◆ **Data section**:
= = =

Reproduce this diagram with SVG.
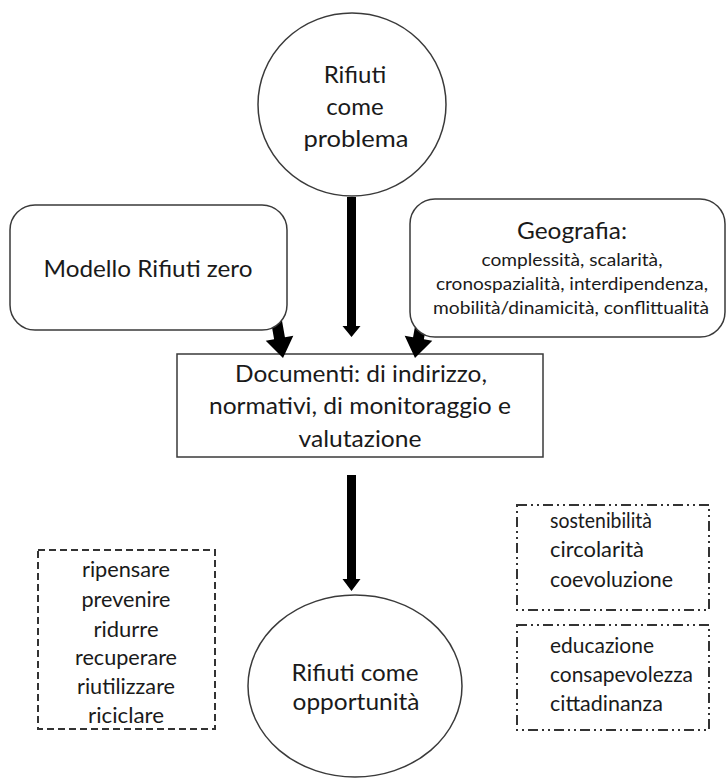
<svg xmlns="http://www.w3.org/2000/svg" width="727" height="778" viewBox="0 0 727 778">
<style>
  .t { font-family: Lato, "Open Sans", "Liberation Sans", sans-serif; fill: #1a1a1a; }
  .c { text-anchor: middle; }
  .shape { fill: #ffffff; stroke: #3a3a3a; stroke-width: 1.5; }
  .dash { fill: none; stroke: #333333; stroke-width: 2; stroke-dasharray: 7 4; }
  .dashdot { fill: none; stroke: #333333; stroke-width: 2; stroke-dasharray: 10 4 2 4 2 4; }
  .arrow { fill: #000000; stroke: none; }
</style>
<defs>
  <polygon id="fat" points="-5.5,-45 5.5,-45 5.5,-20 14,-20 0,0 -14,-20 -5.5,-20"/>
</defs>
<rect width="727" height="778" fill="#ffffff"/>

<g id="node-documenti">
  <rect class="shape" x="177" y="354" width="366" height="103"/>
  <text class="t c" x="361" y="382" font-size="23" textLength="252" lengthAdjust="spacingAndGlyphs">Documenti: di indirizzo,</text>
  <text class="t c" x="360" y="414" font-size="23" textLength="302" lengthAdjust="spacingAndGlyphs">normativi, di monitoraggio e</text>
  <text class="t c" x="360" y="447" font-size="23" textLength="123" lengthAdjust="spacingAndGlyphs">valutazione</text>
</g>

<g id="connectors">
  <polygon class="arrow" points="347,197 356,197 356,326 360.5,326 351.5,337 342.5,326 347,326"/>
  <polygon class="arrow" points="347,475 356,475 356,579 360.5,579 351.5,591 342.5,579 347,579"/>
  <use href="#fat" class="arrow" transform="translate(283,358) rotate(-10)"/>
  <use href="#fat" class="arrow" transform="translate(415,358) rotate(10)"/>
</g>

<g id="node-problema">
  <ellipse class="shape" cx="352" cy="104.5" rx="94" ry="91.5"/>
  <text class="t c" x="355" y="83" font-size="24">Rifiuti</text>
  <text class="t c" x="355" y="115" font-size="24">come</text>
  <text class="t c" x="356" y="147" font-size="24" textLength="105" lengthAdjust="spacingAndGlyphs">problema</text>
</g>

<g id="node-modello">
  <rect class="shape" x="10" y="205" width="277" height="125" rx="25" ry="25"/>
  <text class="t c" x="148" y="277" font-size="24" textLength="209" lengthAdjust="spacingAndGlyphs">Modello Rifiuti zero</text>
</g>

<g id="node-geografia">
  <rect class="shape" x="410" y="199" width="315" height="138" rx="25" ry="25"/>
  <text class="t c" x="572" y="239" font-size="23" textLength="110" lengthAdjust="spacingAndGlyphs">Geografia:</text>
  <text class="t c" x="572" y="266" font-size="17" textLength="181" lengthAdjust="spacingAndGlyphs">complessità, scalarità,</text>
  <text class="t c" x="572" y="290" font-size="17" textLength="272" lengthAdjust="spacingAndGlyphs">cronospazialità, interdipendenza,</text>
  <text class="t c" x="571" y="314" font-size="17" textLength="276" lengthAdjust="spacingAndGlyphs">mobilità/dinamicità, conflittualità</text>
</g>

<g id="node-opportunita">
  <ellipse class="shape" cx="355" cy="686" rx="107" ry="91"/>
  <text class="t c" x="355" y="681" font-size="24" textLength="127" lengthAdjust="spacingAndGlyphs">Rifiuti come</text>
  <text class="t c" x="356" y="710" font-size="24" textLength="127" lengthAdjust="spacingAndGlyphs">opportunità</text>
</g>

<g id="node-azioni">
  <rect class="dash" x="38" y="550" width="177" height="179"/>
  <text class="t c" x="126" y="577" font-size="21" textLength="88" lengthAdjust="spacingAndGlyphs">ripensare</text>
  <text class="t c" x="126" y="607" font-size="21" textLength="89" lengthAdjust="spacingAndGlyphs">prevenire</text>
  <text class="t c" x="126" y="637" font-size="21" textLength="65" lengthAdjust="spacingAndGlyphs">ridurre</text>
  <text class="t c" x="126" y="665" font-size="21" textLength="102" lengthAdjust="spacingAndGlyphs">recuperare</text>
  <text class="t c" x="126" y="694" font-size="21" textLength="98" lengthAdjust="spacingAndGlyphs">riutilizzare</text>
  <text class="t c" x="126" y="723" font-size="21" textLength="76" lengthAdjust="spacingAndGlyphs">riciclare</text>
</g>

<g id="node-principi">
  <rect class="dashdot" x="517" y="505" width="192" height="105"/>
  <text class="t" x="550" y="528" font-size="21" textLength="102" lengthAdjust="spacingAndGlyphs">sostenibilità</text>
  <text class="t" x="550" y="557" font-size="21" textLength="94" lengthAdjust="spacingAndGlyphs">circolarità</text>
  <text class="t" x="550" y="587" font-size="21" textLength="123" lengthAdjust="spacingAndGlyphs">coevoluzione</text>
</g>

<g id="node-cittadinanza">
  <rect class="dashdot" x="517" y="625" width="192" height="105"/>
  <text class="t" x="550" y="653" font-size="21" textLength="104" lengthAdjust="spacingAndGlyphs">educazione</text>
  <text class="t" x="550" y="682" font-size="21" textLength="143" lengthAdjust="spacingAndGlyphs">consapevolezza</text>
  <text class="t" x="550" y="711" font-size="21" textLength="113" lengthAdjust="spacingAndGlyphs">cittadinanza</text>
</g>
</svg>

= = =

◆ **The task**:
Repeat the material above word for word, please, apart from its images.

◆ **Exercise result**:
Reproduce this diagram with SVG.
<svg xmlns="http://www.w3.org/2000/svg" width="727" height="778" viewBox="0 0 727 778">
<style>
  .t { font-family: Lato, "Open Sans", "Liberation Sans", sans-serif; fill: #1a1a1a; }
  .c { text-anchor: middle; }
  .shape { fill: #ffffff; stroke: #3a3a3a; stroke-width: 1.5; }
  .dash { fill: none; stroke: #333333; stroke-width: 2; stroke-dasharray: 7 4; }
  .dashdot { fill: none; stroke: #333333; stroke-width: 2; stroke-dasharray: 10 4 2 4 2 4; }
  .arrow { fill: #000000; stroke: none; }
</style>
<defs>
  <polygon id="fat" points="-5.5,-45 5.5,-45 5.5,-20 14,-20 0,0 -14,-20 -5.5,-20"/>
</defs>
<rect width="727" height="778" fill="#ffffff"/>

<g id="node-documenti">
  <rect class="shape" x="177" y="354" width="366" height="103"/>
  <text class="t c" x="361" y="382" font-size="23" textLength="252" lengthAdjust="spacingAndGlyphs">Documenti: di indirizzo,</text>
  <text class="t c" x="360" y="414" font-size="23" textLength="302" lengthAdjust="spacingAndGlyphs">normativi, di monitoraggio e</text>
  <text class="t c" x="360" y="447" font-size="23" textLength="123" lengthAdjust="spacingAndGlyphs">valutazione</text>
</g>

<g id="connectors">
  <polygon class="arrow" points="347,197 356,197 356,326 360.5,326 351.5,337 342.5,326 347,326"/>
  <polygon class="arrow" points="347,475 356,475 356,579 360.5,579 351.5,591 342.5,579 347,579"/>
  <use href="#fat" class="arrow" transform="translate(283,358) rotate(-10)"/>
  <use href="#fat" class="arrow" transform="translate(415,358) rotate(10)"/>
</g>

<g id="node-problema">
  <ellipse class="shape" cx="352" cy="104.5" rx="94" ry="91.5"/>
  <text class="t c" x="355" y="83" font-size="24">Rifiuti</text>
  <text class="t c" x="355" y="115" font-size="24">come</text>
  <text class="t c" x="356" y="147" font-size="24" textLength="105" lengthAdjust="spacingAndGlyphs">problema</text>
</g>

<g id="node-modello">
  <rect class="shape" x="10" y="205" width="277" height="125" rx="25" ry="25"/>
  <text class="t c" x="148" y="277" font-size="24" textLength="209" lengthAdjust="spacingAndGlyphs">Modello Rifiuti zero</text>
</g>

<g id="node-geografia">
  <rect class="shape" x="410" y="199" width="315" height="138" rx="25" ry="25"/>
  <text class="t c" x="572" y="239" font-size="23" textLength="110" lengthAdjust="spacingAndGlyphs">Geografia:</text>
  <text class="t c" x="572" y="266" font-size="17" textLength="181" lengthAdjust="spacingAndGlyphs">complessità, scalarità,</text>
  <text class="t c" x="572" y="290" font-size="17" textLength="272" lengthAdjust="spacingAndGlyphs">cronospazialità, interdipendenza,</text>
  <text class="t c" x="571" y="314" font-size="17" textLength="276" lengthAdjust="spacingAndGlyphs">mobilità/dinamicità, conflittualità</text>
</g>

<g id="node-opportunita">
  <ellipse class="shape" cx="355" cy="686" rx="107" ry="91"/>
  <text class="t c" x="355" y="681" font-size="24" textLength="127" lengthAdjust="spacingAndGlyphs">Rifiuti come</text>
  <text class="t c" x="356" y="710" font-size="24" textLength="127" lengthAdjust="spacingAndGlyphs">opportunità</text>
</g>

<g id="node-azioni">
  <rect class="dash" x="38" y="550" width="177" height="179"/>
  <text class="t c" x="126" y="577" font-size="21" textLength="88" lengthAdjust="spacingAndGlyphs">ripensare</text>
  <text class="t c" x="126" y="607" font-size="21" textLength="89" lengthAdjust="spacingAndGlyphs">prevenire</text>
  <text class="t c" x="126" y="637" font-size="21" textLength="65" lengthAdjust="spacingAndGlyphs">ridurre</text>
  <text class="t c" x="126" y="665" font-size="21" textLength="102" lengthAdjust="spacingAndGlyphs">recuperare</text>
  <text class="t c" x="126" y="694" font-size="21" textLength="98" lengthAdjust="spacingAndGlyphs">riutilizzare</text>
  <text class="t c" x="126" y="723" font-size="21" textLength="76" lengthAdjust="spacingAndGlyphs">riciclare</text>
</g>

<g id="node-principi">
  <rect class="dashdot" x="517" y="505" width="192" height="105"/>
  <text class="t" x="550" y="528" font-size="21" textLength="102" lengthAdjust="spacingAndGlyphs">sostenibilità</text>
  <text class="t" x="550" y="557" font-size="21" textLength="94" lengthAdjust="spacingAndGlyphs">circolarità</text>
  <text class="t" x="550" y="587" font-size="21" textLength="123" lengthAdjust="spacingAndGlyphs">coevoluzione</text>
</g>

<g id="node-cittadinanza">
  <rect class="dashdot" x="517" y="625" width="192" height="105"/>
  <text class="t" x="550" y="653" font-size="21" textLength="104" lengthAdjust="spacingAndGlyphs">educazione</text>
  <text class="t" x="550" y="682" font-size="21" textLength="143" lengthAdjust="spacingAndGlyphs">consapevolezza</text>
  <text class="t" x="550" y="711" font-size="21" textLength="113" lengthAdjust="spacingAndGlyphs">cittadinanza</text>
</g>
</svg>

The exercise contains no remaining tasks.